The large ice piedmont lying northward of Dufek Massif and Forrestal Range between the lower ends of Foundation Ice Stream and Support Force Glacier.
Named by US-ACAN after Arthur B. Ford of the USGS, Menlo Park, CA, geologist and co-leader (with Peter F. Bermel) of the USGS party in the Thiel Mountains, 1960-61 (leader 1961-62); field work at Lassiter Coast, 1970-71; leader of geological parties to the Pensacola Mountains in 1965-66, 1973-74, 1976-77, and 1978-79.

===Edge Glacier===
.
A small cliff-type glacier draining northward into Davis Valley.

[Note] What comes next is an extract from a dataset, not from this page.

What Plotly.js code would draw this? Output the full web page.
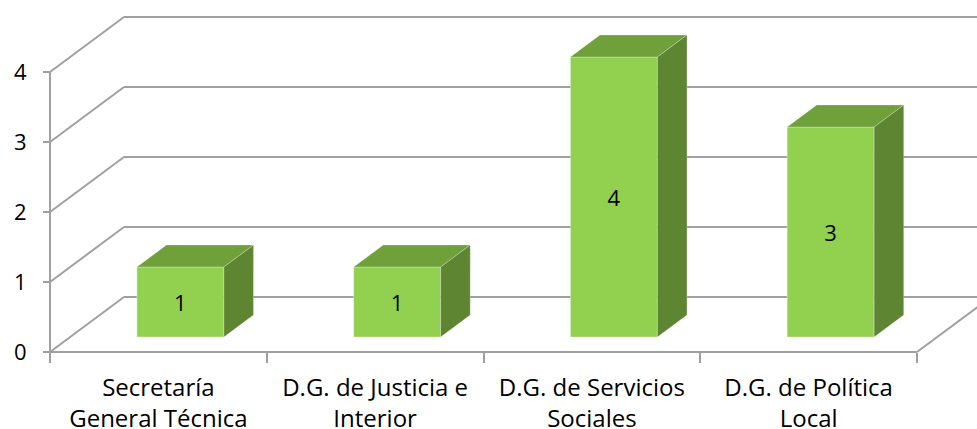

Mapped by USGS from surveys and United States Navy air photos, 1956-66.
Named by US-ACAN for Joseph L. Edge, photographer with United States Navy Squadron VX-6 on Operation Deep Freeze 1963 and 1964.

===Petite Rocks===
.
Two small isolated rocks in the west part of Sallee Snowfield, about 5 nmi east of central Dufek Massif.
Mapped by USGS from surveys and United States Navy air photos, 1956-66.
The name applied by US-ACAN is descriptive of their small size.